I was born on 24th March in Ruse in 1927. My father's first wife got ill and died in hospital in Bucharest. Her sons, Yakov and Mayer, were five and six years old when dad married my mother. I am my mother's eldest son - a year and a half after me my brother Marko was born and much later, in 1934 - my sister Suzana, as we used to call her, but her birth name was Sultana. I have always wondered how my mother decided to marry a widower with two kids and my aunt told me: 'She was in love with him.' They didn't make difference between the children from his first marriage and us - we were equal and we felt each other as real brothers.
In my childhood years, Ruse had around 3,000 Jews out of some 50,000 inhabitants. But now I remember a lot of Jewish shops in the town's main street. Next to my father's one was the shop of the brothers Aladjem, next to which was the bookstore Beniesh. It was very special because the owner was receiving German and Italian editions. During the Abyssinian War there were illustrated books with pictures of Abyssinia there. Next to it there were also some other Jewish shops - Khalef who was selling hats, opposite to it there was a glassware shop, another Jew was selling shoes in the same street - and I remember his sons continued their studies in the German school even after all other Jews withdrew their children from there after 1933.
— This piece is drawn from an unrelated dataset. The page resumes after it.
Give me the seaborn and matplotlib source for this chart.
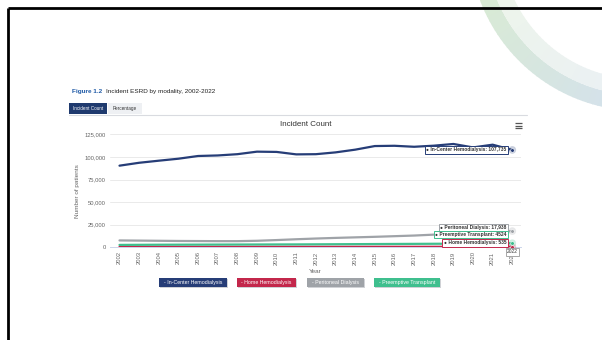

The Jewish community was very united. There was a Jewish municipality that collected certain taxes according to the financial status of the respective family. There was a rich Jew who was probably the only one to have a private steamship - tugboat as well as barges. His name was Lazar B. Aron. He was a big shot and didn't want to pay taxes to the Jewish municipality. He even bribed journalists to write articles against our municipality. He used to wear an exquisite, nicely designed light grey suit with a black belt and a bowler hat.
I attended a kindergarten a year before I became a schoolboy - the kindergarten was at the Jewish school. I started studying Ivrit there. We had a teacher who couldn't speak Bulgarian, because she had come from abroad. At home, my mother and the maidservant looked after us. We had a big yard where we used to play. The 'Maccabi' organization also had a big yard and we used to play football there. On Sundays, we used to go the gym hall. We had a sports community and we had plans for building a gym hall. It was almost constructed, but never finished, so it had neither baths nor changing rooms. However, the gym hall had all the required equipment - parallel bars, horizontal bars, wall bars and we used to go there to play from an early age.